Wir glauben dennoch, dass es zukünftig einen Unterschied machen kann - vor allem, weil L4Re in vielen sicherheitskritischen Anwendungen mit höchsten Qualitätsanforderungen eingesetzt wird. Mit Hilfe formaler Methoden können wir die Qualität und Sicherheit des L4Re Operating System Frameworks weiter verbessern.
Was beweisen formale Methoden - und was nicht?
Formale Methoden bezeichnen eine Sammlung von Techniken, mit denen sich die Korrektheit einer Software im mathematischen Sinn beweisen lässt. Genauso, wie es keine Dreiecke mit einer Winkelsumme von mehr als zwei rechten Winkeln gibt, kann eine formal bewiesene Software nicht versagen.
Natürlich können Dreiecke größere Winkelsummen haben, etwa auf der Oberfläche einer Kugel (in der nicht-euklidischen Geometrie). Genauso kann ein formal bewiesenes Programm Fehler haben.
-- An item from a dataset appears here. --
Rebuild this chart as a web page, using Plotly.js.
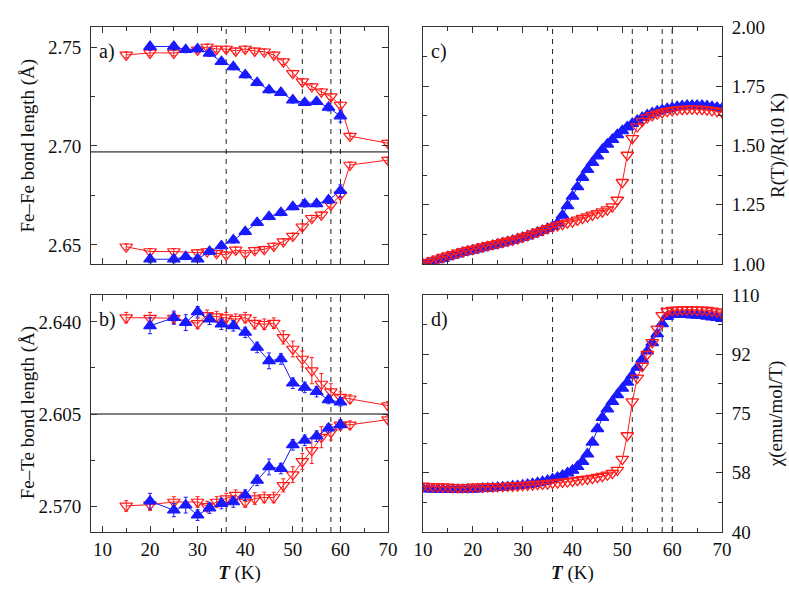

So könnte die Spezifizierung das falsche Verhalten nicht ausgeschlossen haben, weil das Programm auf einer nicht formal verifizierten Hardware läuft oder weil Teile des Programms bei der formalen Verifizierung weggelassen wurden.
Dennoch zeigt die Erfahrung, dass die formal verifizierten Teile eines Programms bezüglich der Eigenschaften, die bei der formalen Verifizierung berücksichtigt wurden, fehlerfrei sind.
So wollen wir L4Re formal verifizieren
Unser langfristiges Ziel, eine formal verifizierte Variante von L4Re, benötigt sehr viel Einsatz. Daher gehen wir in kleinen Schritten vor: Zuerst wollen wir ein abstraktes Modell des L4Re-Kerns entwickeln, um die Separationseigenschaft dieses Modells zu beweisen und um den Nachweis zu erbringen, dass sich das echte L4Re so verhält wie vom Modell spezifiziert.
Wir werden L4Re und sein abstraktes Modell durch modellbasiertes Testen untersuchen und die Gleichwertigkeit beider mit einer 6-stelligen Anzahl von Tests überprüfen. Modellbasiertes Testen kann viel unerwartetes und fehlerhaftes Verhalten enthüllen, sogar in den Systemteilen, die weg-abstrahiert wurden und daher im Modell gar nicht enthalten sind.
Das Ergebnis kann als formal verifiziertes Design von L4Re verstanden werden, vergleichbar mit dem, was das Common-Criteria-Schema für höhere Sicherheitsstufen verlangt.
Brauchen wir formale Verifizierung?
Noch nicht! Die meisten Software-Firmen investieren bisher nicht in formale Verifizierung. Aber bestimmte Marktsegmente könnten tatsächlich in Zukunft formale Verifizierung verlangen; es ist durchaus denkbar, dass formale Methoden eines Tages für Software-Zertifizierung und Zulassung offiziell vorgeschrieben sein können.
Kernkonzept möchte auf diese Zukunft vorbereitet sein, dafür sprechen wir bereits heute entsprechende Stakeholder an. Aktuelle Trends in der Software-Industrie ermutigen uns, auf dem von uns eingeschlagenen Pfad zu bleiben.